Остальные же двое – «контуженный на Перекопе» и постоянно срывающийся в истерику Пеструхин и упакованная в кожу и ремни агитаторша Вяземская – сегодня так же неинтересны, как некогда пузатый буржуй в цилиндре. Представлены маски, расхожие клише – не живые люди.
Безусловно важна смена и обликов Шарикова, произошедшая в спектакле в сравнении с повестью.
По Булгакову, Шариков, появившийся из собачьего тела, пусть и крупной дворняги (писатель, как всегда, точен настолько, что в записях Борменталя указан даже вес Шарика), – человечек со скошенным низким лбом, маленьким ростом, комплексом неуверенности и мелкой пакостностью. «Апоплексического сложения», то есть массивный, склонный к полноте профессор Преображенский, знающий себе цену человек с «командирским» голосом, – находится «в ином весе» с ничтожным Шариковым и в прямом, и в переносном смысле.
В спектакле Г. Яновской Шариков (А. И. Вдовин) – прекрасно сложенный, мускулистый мужчина.
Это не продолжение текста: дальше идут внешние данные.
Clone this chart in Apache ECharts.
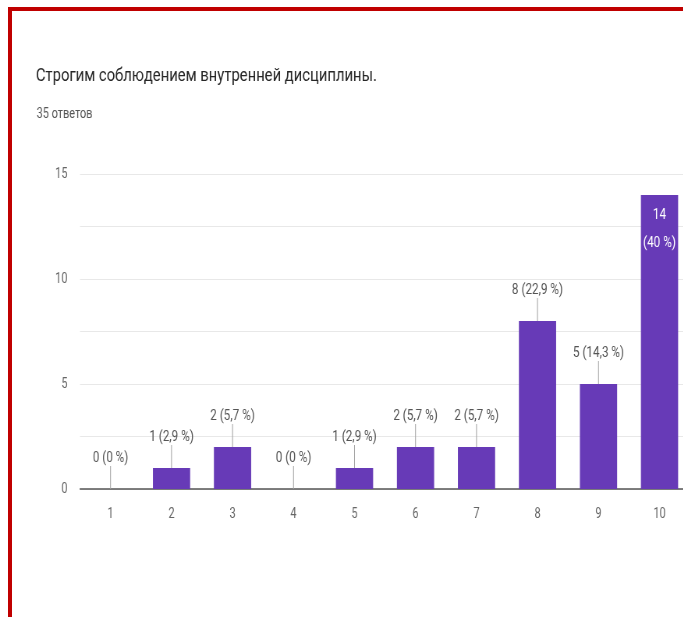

И когда он появлялся в профессорской квартире, в «должностной» кожаной броне и при оружии «служащего по очистке» – проблема булгаковской повести несколько упрощалась, приобретая более примитивный, если хотите, оттенок физической угрозы, которую вполне реально ощущал хрупкий и штатский ученый. Нам как будто внушали, что Шариков «вооружен и очень опасен». Но разве в этом дело?